THE Fianna Fáil Spokesperson on Disability, Margaret Murphy O’Mahony has said that the south of the country is being left behind in terms of disability services by the HSE and Department of Health.
Deputy Murphy O’Mahony was making the comments following oral questions in the Dáil with the Minister for Disability, Finian McGrath.
“Time, and time again, it has been estimated that Ireland, as a country, requires at least 270 rehabilitative beds for people living with neurological disabilities such as Parkinson’s Disease and multiple sclerosis, as well as people who living with the after effects of stroke or acquired brain injury.
“At present, we have less than half this number, and all of them are located in Dublin, at the National Rehabilitation Hospital.
“Over 25% of all referrals to the National Rehabilitation Hospital originate from the south of the country.

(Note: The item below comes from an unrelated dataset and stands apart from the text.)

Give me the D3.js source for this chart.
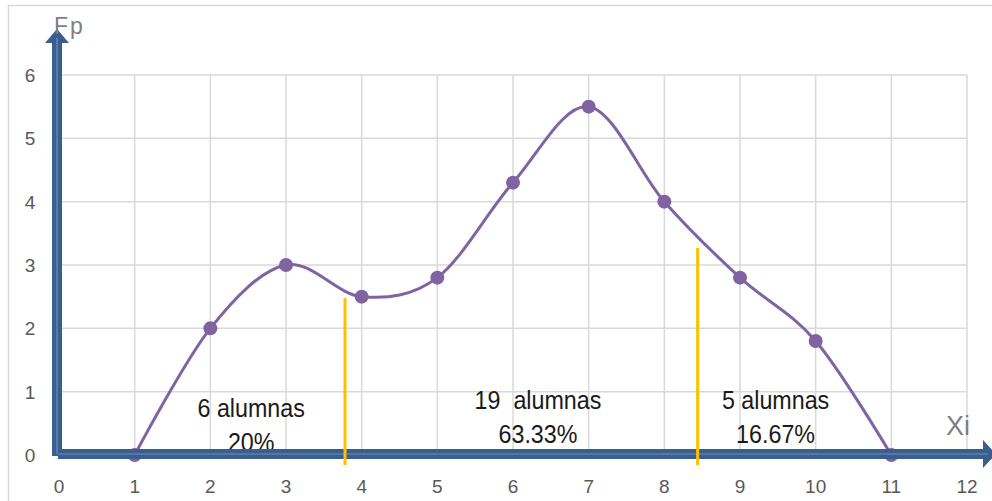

“When hospitals in Cork and Kerry were reconfigured in 2011, it was recommended that a consultant in rehabilitation medicine, shared between the HSE south and the National Rehabilitation Hospital, would be located in the south of the country.
“Five years later, and we are still waiting. It makes no sense to completely centralise all our rehabilitation beds in one city when there is ample scope for facility in other parts of the country.
“I am disappointed by the Minister’s reply to me. He says that his, and the Department’s current priority, is the replacement of beds at the National Rehabilitation Hospital in Dublin.
“While additional capacity should always be welcomed, it’s missing the point that we need these beds in the south of the country.
“Why are we forcing people with disabilities to travel long distances to Dublin? It doesn’t make sense to me.
“I have been informed that HSE’s South/South West Hospital Group is currently considering the development of a regional specialist rehabilitation services in the South. This cannot be delivered quickly enough, and I will continue to press the Minister to deliver on this project,” concluded Murphy O’Mahony.